Data block —

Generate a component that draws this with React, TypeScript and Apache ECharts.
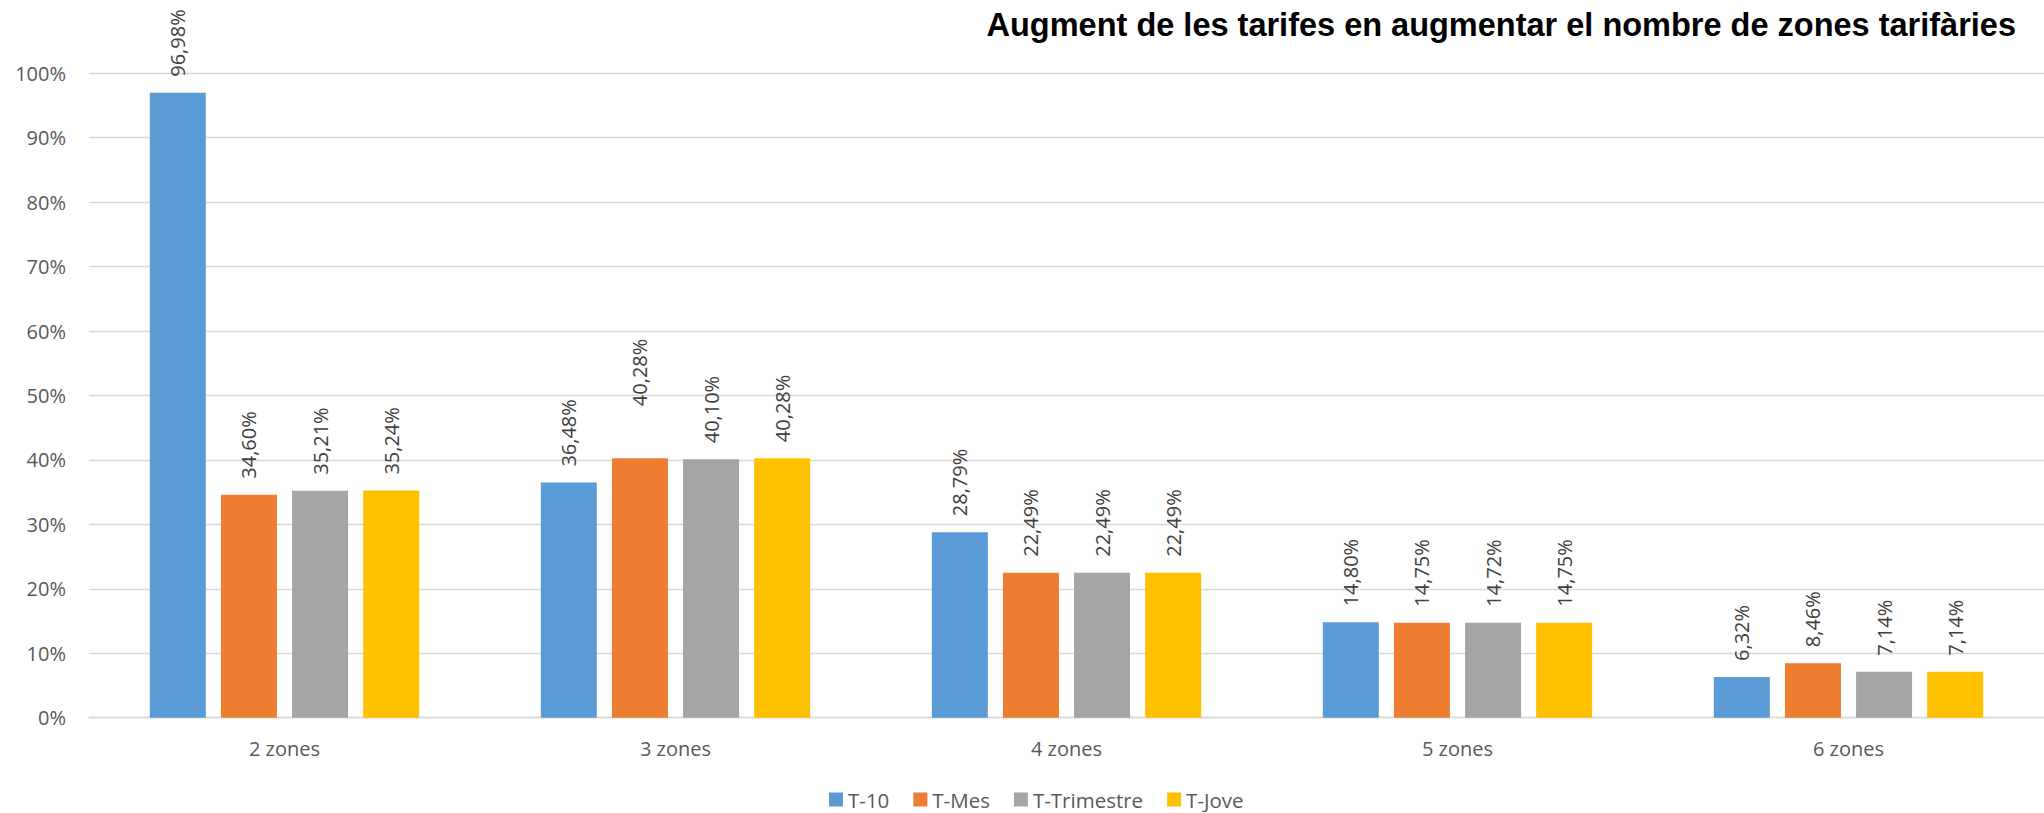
import React, { useEffect, useRef } from "react";
import * as echarts from "echarts";

const categories = ["2 zones", "3 zones", "4 zones", "5 zones", "6 zones"];
const seriesNames = ["T-10", "T-Mes", "T-Trimestre", "T-Jove"];
const t10 = [96.98, 36.48, 28.79, 14.8, 6.32];
const tMes = [34.6, 40.28, 22.49, 14.75, 8.46];
const tTrimestre = [35.21, 40.1, 22.49, 14.72, 7.14];
const tJove = [35.24, 40.28, 22.49, 14.75, 7.14];
const colors = ["#5B9BD5", "#ED7D31", "#A5A5A5", "#FFC000"];
const yTicks = [0, 10, 20, 30, 40, 50, 60, 70, 80, 90, 100];
const titleText = "Augment de les tarifes en augmentar el nombre de zones tarifàries";

const FONT = "'Open Sans', 'Liberation Sans', sans-serif";

export default function App() {
  const ref = useRef<HTMLDivElement>(null);
  useEffect(() => {
    if (!ref.current) return;
    const chart = echarts.init(ref.current, undefined, { renderer: "svg" });
    const all = [t10, tMes, tTrimestre, tJove];
    const fmt = (v: number) => v.toFixed(2).replace(".", ",") + "%";
    const series = all.map((vals, si) => ({
      name: seriesNames[si],
      type: "bar",
      barWidth: 56,
      barGap: "27%",
      itemStyle: { color: colors[si] },
      label: {
        show: true,
        position: "top",
        rotate: 90,
        align: "left",
        verticalAlign: "middle",
        distance: 16,
        fontFamily: FONT,
        fontSize: 20,
        color: "#404040",
        formatter: (p: any) => fmt(p.value),
      },
      data: vals.map((v, ci) =>
        si === 1 && ci === 1 ? { value: v, label: { distance: 52 } } : v
      ),
    }));
    chart.setOption({
      animation: false,
      backgroundColor: "#ffffff",
      title: {
        text: titleText,
        right: 28,
        top: 8,
        padding: 0,
        textStyle: {
          fontFamily: "'Liberation Sans', Arial, sans-serif",
          fontWeight: "bold",
          fontSize: 32.5,
          color: "#000000",
        },
      },
      legend: {
        data: seriesNames,
        left: 829,
        top: 789,
        padding: 0,
        itemWidth: 14,
        itemHeight: 14,
        itemGap: 24,
        icon: "rect",
        textStyle: { fontFamily: FONT, fontSize: 20.5, color: "#595959" },
      },
      grid: { left: 89, right: -9, top: 73.3, bottom: 95.3, containLabel: false },
      xAxis: {
        type: "category",
        data: categories,
        axisTick: { show: false },
        axisLine: { lineStyle: { color: "#d9d9d9", width: 1.3 } },
        axisLabel: { fontFamily: FONT, fontSize: 20, color: "#595959", margin: 21 },
      },
      yAxis: {
        type: "value",
        min: yTicks[0],
        max: yTicks[yTicks.length - 1],
        interval: 10,
        axisLine: { show: false },
        axisTick: { show: false },
        splitLine: { lineStyle: { color: "#d9d9d9", width: 1.3 } },
        axisLabel: {
          fontFamily: FONT,
          fontSize: 20,
          color: "#595959",
          margin: 23,
          formatter: (v: number) => `${v}%`,
        },
      },
      series,
    });
    return () => chart.dispose();
  }, []);
  return (
    <div
      ref={ref}
      style={{ position: "fixed", left: 0, top: 0, width: "2044px", height: "813px" }}
    />
  );
}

Written request — Repeat the lines exactly as they stand, from the opening line of the data through the line with "import * as". Pictures stay out of the copy.

Result —
Generate a component that draws this with React, TypeScript and Apache ECharts.
import React, { useEffect, useRef } from "react";
import * as echarts from "echarts";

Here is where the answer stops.